6. Southern Women get Glammed Up. While the East Coast women I knew wore muted tones and natural looking no-makeup makeup, the Southern gals at Blissdom glammed it up big time. Big hair, big jewels, big smiles. And, New York snob that I am, I thought I’d find that tacky. Instead, I thought us faux natural New Yorkers looked like plain Jane’s in comparison.
5. Delivery matters Scott Stratten’s keynote was a riot. He was charming and funny and informative, and I was tweeting him like crazy. But the truth is, he didn’t say anything all that Earth Shattering. You are your brand, relationships matter, put out quality work, engage your readers. But the WAY he said it all was inspiring, and affirming, and made me feel like blogging again.
4. When it Comes to Sponsors and Swag: Less is More I knew this already.
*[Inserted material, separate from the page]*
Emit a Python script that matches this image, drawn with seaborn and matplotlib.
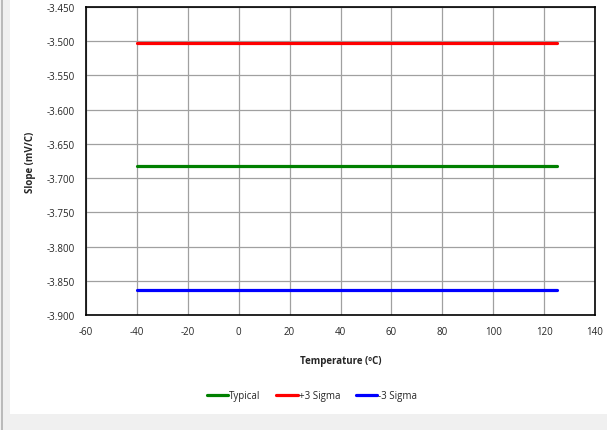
import matplotlib
matplotlib.use("Agg")
import matplotlib.pyplot as plt
import seaborn as sns
import pandas as pd
from matplotlib.patches import Rectangle
from matplotlib.lines import Line2D

# data
temps = [-40, 25, 125]
typical = [-3.683, -3.683, -3.683]
plus3 = [-3.503, -3.503, -3.503]
minus3 = [-3.864, -3.864, -3.864]
series_names = ['Typical', '+3 Sigma', '-3 Sigma']
series_colors = ['#008000', '#ff0000', '#0000ff']
x_ticks = list(range(-60, 141, 20))
y_ticks = [-3.900, -3.850, -3.800, -3.750, -3.700, -3.650, -3.600, -3.550, -3.500, -3.450]

df = pd.DataFrame({
    'Temperature': temps * 3,
    'Slope': typical + plus3 + minus3,
    'Series': [series_names[0]] * 3 + [series_names[1]] * 3 + [series_names[2]] * 3,
})

sns.set_style('white')
plt.rcParams['font.family'] = ['Open Sans', 'DejaVu Sans']
plt.rcParams['axes.unicode_minus'] = False

fig = plt.figure(figsize=(6.07, 4.31), dpi=100)
fig.patch.set_facecolor('#f0f0f0')
W, H = 607, 431
# white chart area and left border line
fig.patches.append(Rectangle((10 / W, (H - 415) / H), 597 / W, 415 / H,
                             transform=fig.transFigure, facecolor='white', edgecolor='none', zorder=-10))
fig.lines.append(Line2D([2 / W, 2 / W], [0, 1], transform=fig.transFigure, color='#b0b0b0', lw=1.2,
                        zorder=-5))

ax = fig.add_axes([86 / W, (H - 316) / H, (595 - 86) / W, (316 - 8) / H])
ax.set_zorder(1)
sns.lineplot(data=df, x='Temperature', y='Slope', hue='Series', hue_order=series_names,
             palette=series_colors, linewidth=2.3, ax=ax, legend=False)

ax.set_xlim(-60, 140)
ax.set_ylim(-3.900, -3.450)
ax.set_xticks(x_ticks)
ax.set_yticks(y_ticks)
ax.set_yticklabels([f'{v:.3f}' for v in y_ticks])
ax.tick_params(axis='both', labelsize=7, length=0, pad=8)
ax.grid(True, color='#a0a0a0', linewidth=0.9)
ax.set_axisbelow(True)
for s in ax.spines.values():
    s.set_color('black')
    s.set_linewidth(1.2)

ax.set_xlabel('Temperature (ºC)', fontsize=7, fontweight='bold', labelpad=13)
ax.set_ylabel('Slope (mV/C)', fontsize=7, fontweight='bold', labelpad=8)

handles = [Line2D([0], [0], color=c, lw=2.3) for c in series_colors]
fig.legend(handles, series_names, loc='center', bbox_to_anchor=(312 / W, (H - 397) / H),
           ncol=3, frameon=False, fontsize=7, handlelength=2.2, handletextpad=0.1,
           columnspacing=1.6)

plt.savefig('out.png', dpi=100, facecolor=fig.get_facecolor())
But I’m kind of hoping some other conference organizers read this post and take heed: a manageable number of good, involved sponsors beats a boatload of who-the-hell-are-these-people sponsors any day. If you’d asked me before Blissdom if I’d ever eat at a Red Lobster, the answer would have been an unequivocal no. Too low-brow for snooty New York me. But there was Red Lobster – not one of a bazillion sponsors, but one of a handful, and there were the lobster rolls they were handing out. So I tried one. And you know what? It was good. Mind changed. I will use my swag-gift card (I don’t know how much it’s for) and go there. I’d even pay for it myself. Similarly, I don’t know that I ever would have tried Freschetta Pizza – which was surprisingly good and un-frozen pizza-ish, but that’s what was for dinner Friday night, so I did. I might not have noticed Lisa Leonard Designs in a bigger space. And Hallmark makes just about the best paper plates ever. You can put your own photo on them. How awesome is that? I don’t know that I would have noticed that detail in a humongous pool of sponsors.
Lots of crappy swag= bad. Small amounts of swag you really want = excellent.
3. There’s Such a Thing as a Bible Blogger. And there are a lot of them. Living in NY, you’d think we’d have a lot of diversity – and we do. Ethnic, sexual orientation, socioeconomic. But we don’t have a lot of (at least not open) Bible Bloggers. I loved meeting a whole breed of bloggers I never knew anything about.
2. Barbara Jones does an eerily good Dorothy from the Wizard of Oz. (see #10, above)
1. It’s not (contrary to my previous post) time for me to stop blogging. Almost missing Blissdom because of the storm, made me realize what I was missing. I like these people. I want to stay in this community. Being at Blissdom made me realize that – not just am I more than my stats – but I’m more than myself. I’m part of something bigger and more important. Something that empowers women, gives us a voice. We will be heard!!